In our relativistic case, we have to be more careful, since boosts will change the Hamilonian. What we really need is that the Lorentz transformations act on the energy-momentum 4-vector as
\begin{equation} U^\dagger(\Lambda) P^\mu U(\Lambda) = \Lambda^\mu_{\ \ \nu}P^\nu \end{equation}
where $P^\mu=\{H,P^i\}$, and $H$ is the Hamiltonian and $P^i$ are the spatial components of the momentum. We also require that the angular momentum tensor $M^{\mu\nu}$ transforms as a tensor \begin{equation} U^\dagger(\Lambda) M^{\mu\nu} U(\Lambda) = \Lambda^\mu_{\ \ \alpha} \Lambda^\nu_{\ \ \beta} M^{\alpha\beta} \end{equation} The quantities $P^\mu$ and $M^{\mu\nu}$ can be derived by using Noether's theorem, applied the action, for spacetime transformations and Lorentz transformations, respectively. Explicit forms for the scalar field can be found, for example, in Chapter 1 of David Tong's QFT lecture notes, http://www.damtp.cam.ac.uk/user/tong/qft.html.
In practice, one often works with an infintesimal version of these laws. For a translation, we write $U(\Lambda)=1+i a^\mu P_\mu$, where $a^\mu$ is the 4 vector defining the translation, and $P_\mu$ is the "generator" of the transformation, which we identify with the Hamiltonian and momentum as above. For a Lorentz transformation (boosts and rotations), $U(\Lambda)=1+i \omega^{\mu\nu} M_{\mu\nu}$, where $\omega^{\mu\nu}=-\omega^{\nu\mu}$ are the parameters of the Lorentz transformation, and $M_{\mu\nu}$ are the generators. Then the group transformation laws above, imply the following commutation rules for the generators
\begin{eqnarray} [P_\mu,P_\nu]&=&0 \\ [M_{\mu\nu},P_\rho]&=& -i \left( \eta_{\mu\rho} P_\nu - \eta_{\nu \rho} P_\mu\right)\\ [M_{\mu\nu},M_{\rho\sigma}]&=&-i\left(\eta_{\mu \rho}M_{\nu\sigma} - \eta_{\mu \sigma}M_{\nu\rho}-\eta_{\nu\rho}M_{\mu\sigma}+\eta_{\nu\sigma}M_{\mu\rho}\right) \\ \end{eqnarray}
So, the steps for checking whether a given field theory has a Lorentz symmetry in canonical quantization are:
A few additional notes:
Often, if the action is Lorentz invariant, then the quantum theory will be as well.
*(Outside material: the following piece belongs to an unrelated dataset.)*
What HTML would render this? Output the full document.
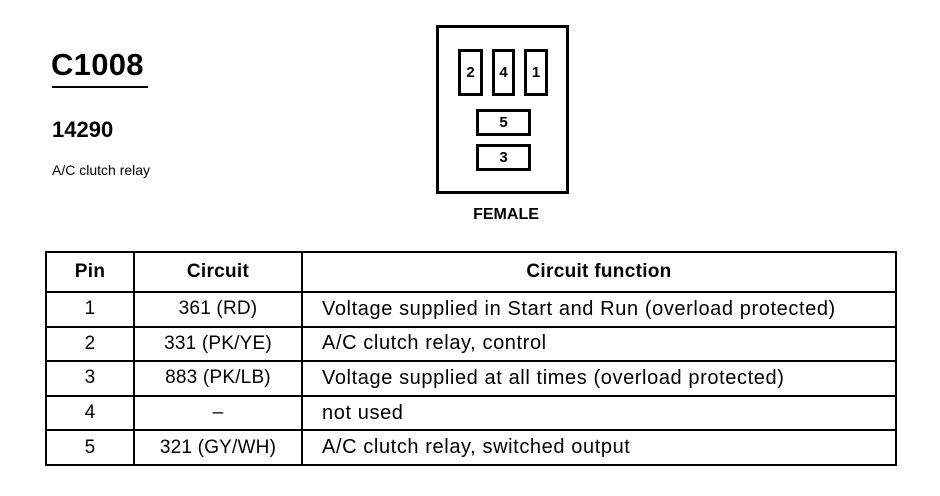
<!DOCTYPE html>
<html><head><style>
body{margin:0;width:940px;height:496px;background:#fff;position:relative;font-family:"Liberation Sans",Arial,sans-serif;color:#000;overflow:hidden}
.a{position:absolute}
.pin{position:absolute;border:3px solid #000;box-sizing:border-box;font-weight:bold;font-size:15px;display:flex;align-items:center;justify-content:center}
table{position:absolute;left:45px;top:251px;border-collapse:collapse;width:852px}
td{border:2px solid #000;font-size:19px;height:32.6px;padding:0;text-align:center;letter-spacing:0.2px}
td.f{text-align:left;padding-left:19px;font-size:20px;letter-spacing:0.6px}
tr.h td{font-weight:bold;height:38px;letter-spacing:0.3px}
</style></head><body>
<div class="a" style="left:51px;top:47px;font-size:31px;font-weight:bold;letter-spacing:0.3px">C1008</div>
<div class="a" style="left:52px;top:86px;width:96px;height:2px;background:#000"></div>
<div class="a" style="left:52px;top:117px;font-size:22px;font-weight:bold">14290</div>
<div class="a" style="left:52px;top:162px;font-size:14px">A/C clutch relay</div>
<div class="a" style="left:436px;top:25px;width:133px;height:169px;border:3px solid #000;box-sizing:border-box"></div>
<div class="pin" style="left:458px;top:49px;width:25px;height:47px">2</div>
<div class="pin" style="left:492px;top:49px;width:23px;height:47px">4</div>
<div class="pin" style="left:524px;top:49px;width:24px;height:47px">1</div>
<div class="pin" style="left:476px;top:109px;width:55px;height:27px">5</div>
<div class="pin" style="left:476px;top:144px;width:55px;height:27px">3</div>
<div class="a" style="left:461px;top:206px;font-size:16px;font-weight:bold;width:90px;text-align:center">FEMALE</div>
<table>
<tr class="h"><td style="width:86px">Pin</td><td style="width:166px">Circuit</td><td>Circuit function</td></tr>
<tr><td>1</td><td>361 (RD)</td><td class="f">Voltage supplied in Start and Run (overload protected)</td></tr>
<tr><td>2</td><td>331 (PK/YE)</td><td class="f">A/C clutch relay, control</td></tr>
<tr><td>3</td><td>883 (PK/LB)</td><td class="f">Voltage supplied at all times (overload protected)</td></tr>
<tr><td>4</td><td>–</td><td class="f">not used</td></tr>
<tr><td>5</td><td>321 (GY/WH)</td><td class="f">A/C clutch relay, switched output</td></tr>
</table>
</body></html>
Sometimes this logic is inverted and we start from the commutation relations and construct a theory which obeys the necessary relationships.
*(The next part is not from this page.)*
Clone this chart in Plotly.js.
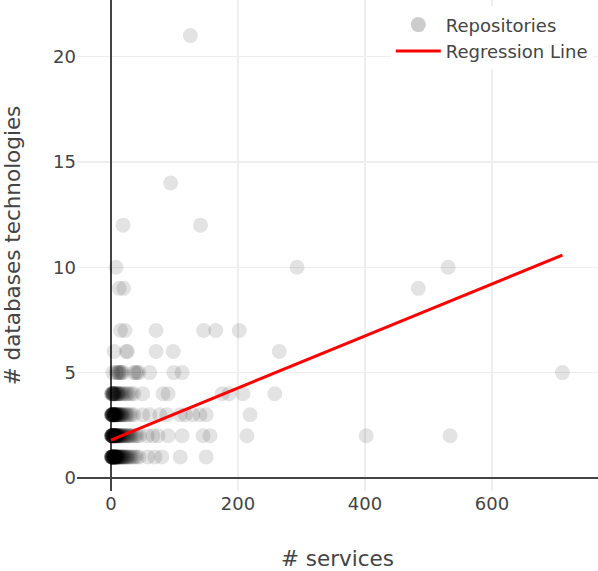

In classical field theory, we can formulate the question of symmetry in a very similar way using Poisson brackets.
The approach in this answer was to find a generalization of the idea from non-relativistic quantum mechanics that "a symmetry leaves the Hamiltonian invariant." However, we can take a more abstract point of view as well, in that we want to have a unitary representation of the Poincair{'e} group on Hilbert space. The Noether charges $P_\mu$ and $M_{\mu\nu}$ provide the generators for this representation.
To come back to your question: the Lorentz transformation law, by itself, does not imply the theory has Lorentz symmetry. However, it is an important ingredient in checking if a given theory is Lorentz invariant. And, the fact that we were able to construct a unitary representation of the Poincair{'e} group on Hilbert space, is equivalent to having the theory being symmetric.